In the hypothetical example code.json file above, the release tag for version 1.0.0 would only include metadata for that product (in addition to the DEFAULT_BRANCH metadata) and it would likely have a status of Production. Once you release version 2.0.0, three objects would exist in the array, first would be the DEFAULT_BRANCH metadata with a status of Development, next 2.0.0 with status Production and third would appear 1.0.0 with status Archival. However, because we never go back and edit released tags, you would not change the code.json file in the 1.0.0 tagged version, and it would still specify that version as Production. However, in the main branch, the code.json file must be updated to include new software information products. The code.json file may include metadata objects marking other milestone tagged versions in addition to those associated with official USGS software information products.

Update the code.json File for Subsequent Release

Update the code.json file within the main branch to prepare to release version 2.0.0. What fields did you need to update? How many objects are now in your JSON array? Did you need to change anything in the version 1.0.0 object?
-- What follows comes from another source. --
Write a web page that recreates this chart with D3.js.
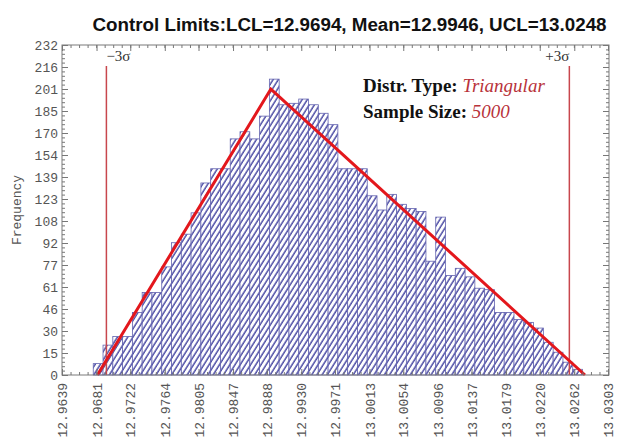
<!DOCTYPE html>
<html><head><meta charset="utf-8">
<script src="https://cdn.jsdelivr.net/npm/d3@7"></script>
<style>body{margin:0;background:#fff}</style>
</head><body>
<svg id="chart" width="617" height="441"></svg>
<script>
// ---- data ----
const binStart = 12.9677;
const binWidth = 0.00119;
const counts = [8,21,27,27,44,58,58,76,93,99,
                114,135,145,145,166,171,166,182,208,190,
                191,194,190,184,176,145,145,145,126,116,
                127,120,117,115,80,111,70,75,69,61,
                60,44,44,39,37,33,23,16,9,4];
const xTickLabels = ["12.9639","12.9681","12.9722","12.9764","12.9805","12.9847","12.9888","12.9930",
                     "12.9971","13.0013","13.0054","13.0096","13.0137","13.0179","13.0220","13.0262","13.0303"];
const yTickLabels = ["0","15","30","46","61","77","92","108","123","139","154","170","185","201","216","232"];
const yMax = 232;
const triangle = [[12.9682,0],[12.9893,201],[13.0275,0]];
const sigmaLines = [{v:12.9693,label:"\u22123\u03c3",anchor:"start"},{v:13.0256,label:"+3\u03c3",anchor:"end"}];
const titleText = "Control Limits:LCL=12.9694, Mean=12.9946, UCL=13.0248";
const distrType = "Triangular";
const sampleSize = "5000";

// ---- layout ----
const L = 62, R = 609, T = 45, B = 375;
const svg = d3.select("#chart");
const xMin = +xTickLabels[0], xMax = +xTickLabels[xTickLabels.length-1];
const x = d3.scaleLinear().domain([xMin, xMax]).range([L, 608]);
const y = d3.scaleLinear().domain([0, yMax]).range([B, T]);
const yTickVals = yTickLabels.map((d,i) => i*yMax/(yTickLabels.length-1));
const xTickVals = xTickLabels.map(Number);
const xStep = (xMax - xMin)/(xTickLabels.length-1);
const xMinor = d3.range(0, (xTickLabels.length-1)*4+1).map(i => xMin + i*xStep/4);
const yStep = yMax/(yTickLabels.length-1);
const yMinor = d3.range(0, (yTickLabels.length-1)*5+1).map(i => i*yStep/5);

// hatch pattern
const defs = svg.append("defs");
const pat = defs.append("pattern").attr("id","hatch").attr("patternUnits","userSpaceOnUse")
  .attr("width",4.4).attr("height",10).attr("patternTransform","rotate(32)");
pat.append("rect").attr("width",4.4).attr("height",10).attr("fill","#ffffff");
pat.append("line").attr("x1",1).attr("x2",1).attr("y1",0).attr("y2",10)
  .attr("stroke","#3c3c9c").attr("stroke-width",1.35);

// title
svg.append("text").attr("x", 349.5).attr("y", 31).attr("text-anchor","middle")
  .attr("font-family","Liberation Sans, Arial, sans-serif").attr("font-weight","bold")
  .attr("font-size","18.8px").attr("fill","#111").text(titleText);

// bars
const bins = counts.map((c,i) => ({x0: binStart + i*binWidth, x1: binStart + (i+1)*binWidth, c}));
svg.append("g").selectAll("rect").data(bins).join("rect")
  .attr("x", d => x(d.x0)).attr("width", d => x(d.x1)-x(d.x0))
  .attr("y", d => y(d.c)).attr("height", d => y(0)-y(d.c))
  .attr("fill","url(#hatch)").attr("stroke","#6464b0").attr("stroke-width",0.8);

// sigma lines
const sg = svg.append("g");
sg.selectAll("line").data(sigmaLines).join("line")
  .attr("x1", d => x(d.v)).attr("x2", d => x(d.v)).attr("y1", 66).attr("y2", B)
  .attr("stroke","#c8474d").attr("stroke-width",1.5);
sg.selectAll("text").data(sigmaLines).join("text")
  .attr("x", d => x(d.v)).attr("y", 61).attr("text-anchor", d => d.anchor)
  .attr("font-family","Liberation Serif, Times New Roman, serif").attr("font-size","15px")
  .attr("fill","#333").text(d => d.label);

// triangle
svg.append("path").datum(triangle)
  .attr("d", d3.line().x(d => x(d[0])).y(d => y(d[1])))
  .attr("fill","none").attr("stroke","#e3171c").attr("stroke-width",3).attr("stroke-linejoin","miter");

// frame
svg.append("rect").attr("x",L).attr("y",T).attr("width",R-L).attr("height",B-T)
  .attr("fill","none").attr("stroke","#7a7a7a").attr("stroke-width",1);

const tickColor = "#777";
function styleAxis(g){ g.select(".domain").remove(); g.selectAll("line").attr("stroke",tickColor); }

// bottom axis
const gb = svg.append("g").attr("transform",`translate(0,${B})`)
  .call(d3.axisBottom(x).tickValues(xTickVals).tickSize(-6).tickPadding(0).tickFormat((d,i)=>xTickLabels[i]));
styleAxis(gb);
gb.selectAll("text").attr("transform","rotate(-90)").attr("x",-8).attr("y",0).attr("dy","0.35em")
  .attr("text-anchor","end").attr("font-family","Liberation Mono, Courier New, monospace")
  .attr("font-size","13px").attr("fill","#555");
const gbm = svg.append("g").attr("transform",`translate(0,${B})`)
  .call(d3.axisBottom(x).tickValues(xMinor).tickSize(-3).tickFormat(""));
styleAxis(gbm);
// top axis
const gt = svg.append("g").attr("transform",`translate(0,${T})`)
  .call(d3.axisTop(x).tickValues(xTickVals).tickSize(-6).tickFormat(""));
styleAxis(gt);
const gtm = svg.append("g").attr("transform",`translate(0,${T})`)
  .call(d3.axisTop(x).tickValues(xMinor).tickSize(-3).tickFormat(""));
styleAxis(gtm);
// left axis
const gl = svg.append("g").attr("transform",`translate(${L},0)`)
  .call(d3.axisLeft(y).tickValues(yTickVals).tickSize(-6).tickPadding(4).tickFormat((d,i)=>yTickLabels[i]));
styleAxis(gl);
gl.selectAll("text").attr("font-family","Liberation Mono, Courier New, monospace")
  .attr("font-size","13px").attr("fill","#555");
const glm = svg.append("g").attr("transform",`translate(${L},0)`)
  .call(d3.axisLeft(y).tickValues(yMinor).tickSize(-3).tickFormat(""));
styleAxis(glm);
// right axis
const gr = svg.append("g").attr("transform",`translate(${R},0)`)
  .call(d3.axisRight(y).tickValues(yTickVals).tickSize(-6).tickFormat(""));
styleAxis(gr);
const grm = svg.append("g").attr("transform",`translate(${R},0)`)
  .call(d3.axisRight(y).tickValues(yMinor).tickSize(-3).tickFormat(""));
styleAxis(grm);

// y title
svg.append("text").attr("transform",`translate(21,${(T+B)/2}) rotate(-90)`).attr("text-anchor","middle")
  .attr("font-family","Liberation Mono, Courier New, monospace").attr("font-size","13px")
  .attr("fill","#555").text("Frequency");

// annotation
const ann = svg.append("g").attr("font-family","Liberation Serif, Times New Roman, serif").attr("font-size","19px");
const t1 = ann.append("text").attr("x",363).attr("y",92);
t1.append("tspan").attr("font-weight","bold").attr("fill","#111").text("Distr. Type: ");
t1.append("tspan").attr("font-style","italic").attr("fill","#b8323a").text(distrType);
const t2 = ann.append("text").attr("x",363).attr("y",118);
t2.append("tspan").attr("font-weight","bold").attr("fill","#111").text("Sample Size: ");
t2.append("tspan").attr("font-style","italic").attr("fill","#b8323a").text(sampleSize);
</script>
</body></html>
What about the main object?

JSON

[
  {
    "name": "vampires-and-werewolves",
    "organization": "U.S. Geological Survey",
    "description": "Code for modeling the co-occurrence of Vampires and Werewolves on Mars",
    "version": "main",
    "status": "Development",

    "permissions": {
      "usageType": "openSource",
      "licenses": [
        {
          "name": "Public Domain, CC0-1.0",
          "URL": "https://code.usgs.gov/vdracula/vampires-and-werewolves/-/raw/main/LICENSE.md"
        }
      ]
    },

    "homepageURL": "https://code.usgs.gov/vdracula/vampires-and-werewolves",
    "downloadURL": "https://code.usgs.gov/vdracula/vampires-and-werewolves/-/archive/main/vampires-and-werewolves-main.zip",
    "disclaimerURL": "https://code.usgs.gov/vdracula/vampires-and-werewolves/-/raw/main/DISCLAIMER.md",
    "repositoryURL": "https://code.usgs.gov/vdracula/vampires-and-werewolves.git",
    "vcs": "git",

    "laborHours": 0,

    "tags": [
      "usg-artificial-intelligence",
      "vampires",
      "werewolves",
      "mars"
    ],

    "languages": [
      "Python"
    ],

    "contact": {
      "name": "Vlad Dracula",
      "email": "vdracula@usgs.gov"
    },

    "date": {
      "metadataLastUpdated": "2024-06-15"
    }
  },
  {
    "name": "vampires-and-werewolves",
    "organization": "U.S. Geological Survey",
    "description": "Code for modeling the co-occurrence of Vampires and Werewolves on Mars",
    "version": "2.0.0",
    "status": "Production",

    "permissions": {
      "usageType": "openSource",
      "licenses": [
        {
          "name": "Public Domain, CC0-1.0",
          "URL": "https://code.usgs.gov/vdracula/vampires-and-werewolves/-/raw/2.0.0/LICENSE.md"
        }
      ]
    },

    "homepageURL": "https://code.usgs.gov/vdracula/vampires-and-werewolves",
    "downloadURL": "https://code.usgs.gov/vdracula/vampires-and-werewolves/-/archive/2.0.0/vampires-and-werewolves-main.zip",
    "disclaimerURL": "https://code.usgs.gov/vdracula/vampires-and-werewolves/-/raw/2.0.0/DISCLAIMER.md",
    "repositoryURL": "https://code.usgs.gov/vdracula/vampires-and-werewolves.git",
    "vcs": "git",

    "laborHours": 300,

    "tags": [
      "usg-artificial-intelligence",
      "vampires",
      "werewolves",
      "mars"
    ],

    "languages": [
      "Python"
    ],

    "contact": {
      "name": "Vlad Dracula",
      "email": "vdracula@usgs.gov"
    },

    "date": {
      "metadataLastUpdated": "2024-07-01"
    }
  },
  {
    "name": "vampires-and-werewolves",
    "organization": "U.S. Geological Survey",
    "description": "Code for modeling the co-occurrence of Vampires and Werewolves on Mars",
    "version": "1.0.0",
    "status": "Archival",

    "permissions": {
      "usageType": "openSource",
      "licenses": [
        {
          "name": "Public Domain, CC0-1.0",
          "URL": "https://code.usgs.gov/vdracula/vampires-and-werewolves/-/raw/1.0.0/LICENSE.md"
        }
      ]
    },

    "homepageURL": "https://code.usgs.gov/vdracula/vampires-and-werewolves",
    "downloadURL": "https://code.usgs.gov/vdracula/vampires-and-werewolves/-/archive/1.0.0/vampires-and-werewolves-main.zip",
    "disclaimerURL": "https://code.usgs.gov/vdracula/vampires-and-werewolves/-/raw/1.0.0/DISCLAIMER.md",
    "repositoryURL": "https://code.usgs.gov/vdracula/vampires-and-werewolves.git",
    "vcs": "git",

    "laborHours": 200,

    "tags": [
      "usg-artificial-intelligence",
      "vampires",
      "werewolves",
      "mars"
    ],

    "languages": [
      "Python"
    ],

    "contact": {
      "name": "Vlad Dracula",
      "email": "vdracula@usgs.gov"
    },

    "date": {
      "metadataLastUpdated": "2024-07-01"
    }
  }
]

The 2.0.0 object was added between the main and 1.0.0 release objects. The following fields were updated for the 2.0.0 object: version, status, permissions.license.URL, downloadURL, disclaimerURL, metadataLastUpdated, and laborHours. There are now 3 objects in the code.json array. The status and the metadataLastUpdated fields were updated in the 1.0.0 object. Nothing was updated in the main object.

Key Points

  • A good workflow can streamline open-source project development while ensuring compliance with governing policies
  • While specific criteria necessitate releasing subsequent versions, this may also be done at the author’s discretion
  • Subsequent versions are released in a manner very similar to the initial version
  • The code.json file should be updated to include another object within the array that describes the new version.